◆ SHORT PROBLEM ◆
Skip every image and restate the data word for word.

─── MATERIAL ───

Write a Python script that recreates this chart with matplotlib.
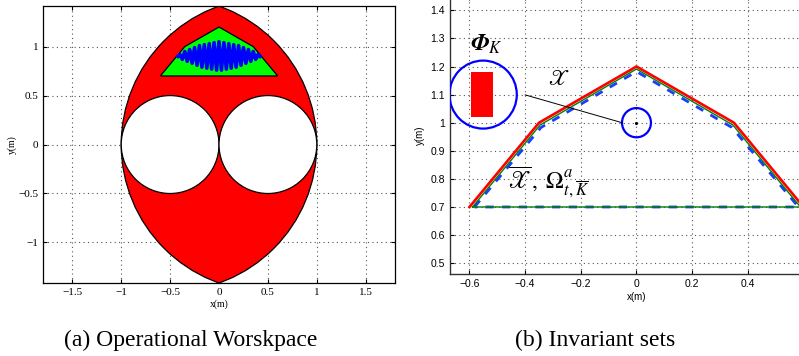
import numpy as np
import matplotlib
matplotlib.use('Agg')
import matplotlib.pyplot as plt
from matplotlib.patches import Circle, Polygon, Rectangle
from matplotlib.ticker import FuncFormatter

# 工作空间：两个半径1.5的圆相交，去掉两个半径0.5的圆
outer_centers = [(-0.5, 0.0), (0.5, 0.0)]
outer_r = 1.5
hole_centers = [(-0.5, 0.0), (0.5, 0.0)]
hole_r = 0.5

# 不变集多边形顶点
poly_x = [-0.6, -0.35, 0.0, 0.35, 0.6]
poly_y = [0.7, 1.0, 1.2, 1.0, 0.7]
green_x = [-0.589, -0.346, 0.0, 0.346, 0.589]
green_y = [0.7, 0.992, 1.191, 0.992, 0.7]
blue_x = [-0.582, -0.343, 0.0, 0.343, 0.582]
blue_y = [0.7, 0.983, 1.182, 0.983, 0.7]

# 轨迹（来回振荡）
traj_x = [-0.42, -0.40, -0.375, -0.35, -0.325, -0.30, -0.275, -0.25, -0.225, -0.20,
          -0.175, -0.15, -0.125, -0.10, -0.075, -0.05, -0.025, 0.0, 0.025, 0.05,
          0.075, 0.10, 0.125, 0.15, 0.175, 0.20, 0.225, 0.25, 0.275, 0.30,
          0.325, 0.35, 0.375, 0.40, 0.42]
traj_y = [0.90, 0.92, 0.87, 0.95, 0.85, 0.97, 0.83, 0.99, 0.81, 1.01,
          0.79, 1.02, 0.78, 1.03, 0.77, 1.04, 0.76, 1.05, 0.76, 1.04,
          0.77, 1.03, 0.78, 1.02, 0.79, 1.01, 0.81, 0.99, 0.83, 0.97,
          0.85, 0.95, 0.87, 0.92, 0.90]

left_xticks = [-1.5, -1, -0.5, 0, 0.5, 1, 1.5]
left_yticks = [-1, -0.5, 0, 0.5, 1]
right_xticks = [-0.6, -0.4, -0.2, 0, 0.2, 0.4]
right_yticks = [0.5, 0.6, 0.7, 0.8, 0.9, 1.0, 1.1, 1.2, 1.3, 1.4]

fmt = FuncFormatter(lambda v, p: ('%g' % v).replace('-', '\u2212'))

fig = plt.figure(figsize=(7.99, 3.56), dpi=100)

def grid_style(ax):
    ax.grid(True, color='#555555', linestyle=(0, (1, 3)), linewidth=0.8)
    ax.set_axisbelow(True)
    ax.tick_params(direction='in', length=3, top=True, right=True)

# ---------------- (a)
ax1 = fig.add_axes([0.0538, 0.205, 0.4406, 0.778])
ax1.set_xlim(-1.8, 1.8)
ax1.set_ylim(-np.sqrt(2), np.sqrt(2))
grid_style(ax1)

cA = Circle(outer_centers[0], outer_r, transform=ax1.transData)
cB = Circle(outer_centers[1], outer_r, transform=ax1.transData)
lensA = Circle(outer_centers[1], outer_r, facecolor='red', edgecolor='black', lw=0.9, zorder=2)
ax1.add_patch(lensA)
lensA.set_clip_path(cA)
lensB = Circle(outer_centers[0], outer_r, facecolor='none', edgecolor='black', lw=0.9, zorder=2)
ax1.add_patch(lensB)
lensB.set_clip_path(cB)
for c in hole_centers:
    ax1.add_patch(Circle(c, hole_r, facecolor='white', edgecolor='black', lw=0.9, zorder=3))
ax1.add_patch(Polygon(list(zip(poly_x, poly_y)), closed=True, facecolor='#00ff00',
                      edgecolor='black', lw=0.9, zorder=4))
ax1.plot(traj_x, traj_y, color='blue', lw=2.6, zorder=5)

ax1.set_xticks(left_xticks)
ax1.set_yticks(left_yticks)
ax1.xaxis.set_major_formatter(fmt)
ax1.yaxis.set_major_formatter(fmt)
for lab in ax1.get_xticklabels() + ax1.get_yticklabels():
    lab.set_fontfamily('Liberation Serif')
    lab.set_fontsize(8)
ax1.set_xlabel('x(m)', family='Liberation Serif', fontsize=7, labelpad=2)
ax1.set_ylabel('y(m)', family='Liberation Serif', fontsize=7, labelpad=1)
for s in ax1.spines.values():
    s.set_linewidth(0.9)

# ---------------- (b)
ax2 = fig.add_axes([0.5632, 0.2292, 0.4668, 0.7813])
ax2.set_xlim(-0.67, 0.67)
ax2.set_ylim(0.46, 1.45)
grid_style(ax2)
ax2.plot(poly_x, poly_y, color='red', lw=1.9, zorder=3)
ax2.plot(green_x + [green_x[0]], green_y + [green_y[0]], color='green', lw=1.0, zorder=4)
ax2.plot(blue_x + [blue_x[0]], blue_y + [blue_y[0]], color='#1a3cff', lw=2.0,
         linestyle=(0, (3, 3)), zorder=3.5)

ax2.add_patch(Circle((0.0, 1.0), 0.052, facecolor='none', edgecolor='blue', lw=1.6, zorder=5))
ax2.plot([0.0], [1.0], 'k.', ms=2.5, zorder=6)
ax2.plot([-0.40, -0.052], [1.099, 1.0], color='black', lw=0.7, zorder=5)
ax2.add_patch(Circle((-0.551, 1.1), 0.121, facecolor='none', edgecolor='blue', lw=1.6, zorder=5))
ax2.add_patch(Rectangle((-0.593, 1.02), 0.078, 0.16, facecolor='red', edgecolor='none', zorder=5))

matplotlib.rcParams['mathtext.fontset'] = 'stix'
ax2.text(-0.54, 1.28, r'$\mathbfit{\Phi}_{K}$', fontsize=17, ha='center', va='center')
ax2.text(-0.28, 1.155, r'$\mathscr{X}$', fontsize=16, ha='center', va='center')
ax2.text(-0.46, 0.765, r'$\overline{\mathscr{X}}\,,\;\Omega^{a}_{t,\overline{K}}$', fontsize=17,
         ha='left', va='baseline')

ax2.set_xticks(right_xticks)
ax2.set_yticks(right_yticks)
ax2.xaxis.set_major_formatter(fmt)
ax2.yaxis.set_major_formatter(fmt)
ax2.tick_params(labelsize=7.5)
for lab in ax2.get_xticklabels() + ax2.get_yticklabels():
    lab.set_fontfamily('Liberation Sans')
ax2.set_xlabel('x(m)', family='Liberation Sans', fontsize=7, labelpad=2)
ax2.set_ylabel('y(m)', family='Liberation Sans', fontsize=7, labelpad=4)
for s in ax2.spines.values():
    s.set_linewidth(1.0)
    s.set_color('#333333')

fig.text(191 / 799, 1 - 340 / 356, '(a) Operational Worskpace', family='Liberation Serif',
         fontsize=17, ha='center', va='center')
fig.text(595 / 799, 1 - 340 / 356, '(b) Invariant sets', family='Liberation Serif',
         fontsize=17, ha='center', va='center')

fig.savefig('out.png', dpi=100)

───

◆ RESULT OF THE EXERCISE ◆
Write a Python script that recreates this chart with matplotlib.
import numpy as np
import matplotlib
matplotlib.use('Agg')
import matplotlib.pyplot as plt
from matplotlib.patches import Circle, Polygon, Rectangle
from matplotlib.ticker import FuncFormatter

# 工作空间：两个半径1.5的圆相交，去掉两个半径0.5的圆
outer_centers = [(-0.5, 0.0), (0.5, 0.0)]
outer_r = 1.5
hole_centers = [(-0.5, 0.0), (0.5, 0.0)]
hole_r = 0.5

# 不变集多边形顶点
poly_x = [-0.6, -0.35, 0.0, 0.35, 0.6]
poly_y = [0.7, 1.0, 1.2, 1.0, 0.7]
green_x = [-0.589, -0.346, 0.0, 0.346, 0.589]
green_y = [0.7, 0.992, 1.191, 0.992, 0.7]
blue_x = [-0.582, -0.343, 0.0, 0.343, 0.582]
blue_y = [0.7, 0.983, 1.182, 0.983, 0.7]

# 轨迹（来回振荡）
traj_x = [-0.42, -0.40, -0.375, -0.35, -0.325, -0.30, -0.275, -0.25, -0.225, -0.20,
          -0.175, -0.15, -0.125, -0.10, -0.075, -0.05, -0.025, 0.0, 0.025, 0.05,
          0.075, 0.10, 0.125, 0.15, 0.175, 0.20, 0.225, 0.25, 0.275, 0.30,
          0.325, 0.35, 0.375, 0.40, 0.42]
traj_y = [0.90, 0.92, 0.87, 0.95, 0.85, 0.97, 0.83, 0.99, 0.81, 1.01,
          0.79, 1.02, 0.78, 1.03, 0.77, 1.04, 0.76, 1.05, 0.76, 1.04,
          0.77, 1.03, 0.78, 1.02, 0.79, 1.01, 0.81, 0.99, 0.83, 0.97,
          0.85, 0.95, 0.87, 0.92, 0.90]

left_xticks = [-1.5, -1, -0.5, 0, 0.5, 1, 1.5]
left_yticks = [-1, -0.5, 0, 0.5, 1]
right_xticks = [-0.6, -0.4, -0.2, 0, 0.2, 0.4]
right_yticks = [0.5, 0.6, 0.7, 0.8, 0.9, 1.0, 1.1, 1.2, 1.3, 1.4]

fmt = FuncFormatter(lambda v, p: ('%g' % v).replace('-', '\u2212'))

fig = plt.figure(figsize=(7.99, 3.56), dpi=100)

def grid_style(ax):
    ax.grid(True, color='#555555', linestyle=(0, (1, 3)), linewidth=0.8)
    ax.set_axisbelow(True)
    ax.tick_params(direction='in', length=3, top=True, right=True)

# ---------------- (a)
ax1 = fig.add_axes([0.0538, 0.205, 0.4406, 0.778])
ax1.set_xlim(-1.8, 1.8)
ax1.set_ylim(-np.sqrt(2), np.sqrt(2))
grid_style(ax1)

cA = Circle(outer_centers[0], outer_r, transform=ax1.transData)
cB = Circle(outer_centers[1], outer_r, transform=ax1.transData)
lensA = Circle(outer_centers[1], outer_r, facecolor='red', edgecolor='black', lw=0.9, zorder=2)
ax1.add_patch(lensA)
lensA.set_clip_path(cA)
lensB = Circle(outer_centers[0], outer_r, facecolor='none', edgecolor='black', lw=0.9, zorder=2)
ax1.add_patch(lensB)
lensB.set_clip_path(cB)
for c in hole_centers:
    ax1.add_patch(Circle(c, hole_r, facecolor='white', edgecolor='black', lw=0.9, zorder=3))
ax1.add_patch(Polygon(list(zip(poly_x, poly_y)), closed=True, facecolor='#00ff00',
                      edgecolor='black', lw=0.9, zorder=4))
ax1.plot(traj_x, traj_y, color='blue', lw=2.6, zorder=5)

ax1.set_xticks(left_xticks)
ax1.set_yticks(left_yticks)
ax1.xaxis.set_major_formatter(fmt)
ax1.yaxis.set_major_formatter(fmt)
for lab in ax1.get_xticklabels() + ax1.get_yticklabels():
    lab.set_fontfamily('Liberation Serif')
    lab.set_fontsize(8)
ax1.set_xlabel('x(m)', family='Liberation Serif', fontsize=7, labelpad=2)
ax1.set_ylabel('y(m)', family='Liberation Serif', fontsize=7, labelpad=1)
for s in ax1.spines.values():
    s.set_linewidth(0.9)

# ---------------- (b)
ax2 = fig.add_axes([0.5632, 0.2292, 0.4668, 0.7813])
ax2.set_xlim(-0.67, 0.67)
ax2.set_ylim(0.46, 1.45)
grid_style(ax2)
ax2.plot(poly_x, poly_y, color='red', lw=1.9, zorder=3)
ax2.plot(green_x + [green_x[0]], green_y + [green_y[0]], color='green', lw=1.0, zorder=4)
ax2.plot(blue_x + [blue_x[0]], blue_y + [blue_y[0]], color='#1a3cff', lw=2.0,
         linestyle=(0, (3, 3)), zorder=3.5)

ax2.add_patch(Circle((0.0, 1.0), 0.052, facecolor='none', edgecolor='blue', lw=1.6, zorder=5))
ax2.plot([0.0], [1.0], 'k.', ms=2.5, zorder=6)
ax2.plot([-0.40, -0.052], [1.099, 1.0], color='black', lw=0.7, zorder=5)
ax2.add_patch(Circle((-0.551, 1.1), 0.121, facecolor='none', edgecolor='blue', lw=1.6, zorder=5))
ax2.add_patch(Rectangle((-0.593, 1.02), 0.078, 0.16, facecolor='red', edgecolor='none', zorder=5))

matplotlib.rcParams['mathtext.fontset'] = 'stix'
ax2.text(-0.54, 1.28, r'$\mathbfit{\Phi}_{K}$', fontsize=17, ha='center', va='center')
ax2.text(-0.28, 1.155, r'$\mathscr{X}$', fontsize=16, ha='center', va='center')
ax2.text(-0.46, 0.765, r'$\overline{\mathscr{X}}\,,\;\Omega^{a}_{t,\overline{K}}$', fontsize=17,
         ha='left', va='baseline')

ax2.set_xticks(right_xticks)
ax2.set_yticks(right_yticks)
ax2.xaxis.set_major_formatter(fmt)
ax2.yaxis.set_major_formatter(fmt)
ax2.tick_params(labelsize=7.5)
for lab in ax2.get_xticklabels() + ax2.get_yticklabels():
    lab.set_fontfamily('Liberation Sans')
ax2.set_xlabel('x(m)', family='Liberation Sans', fontsize=7, labelpad=2)
ax2.set_ylabel('y(m)', family='Liberation Sans', fontsize=7, labelpad=4)
for s in ax2.spines.values():
    s.set_linewidth(1.0)
    s.set_color('#333333')

fig.text(191 / 799, 1 - 340 / 356, '(a) Operational Worskpace', family='Liberation Serif',
         fontsize=17, ha='center', va='center')
fig.text(595 / 799, 1 - 340 / 356, '(b) Invariant sets', family='Liberation Serif',
         fontsize=17, ha='center', va='center')

fig.savefig('out.png', dpi=100)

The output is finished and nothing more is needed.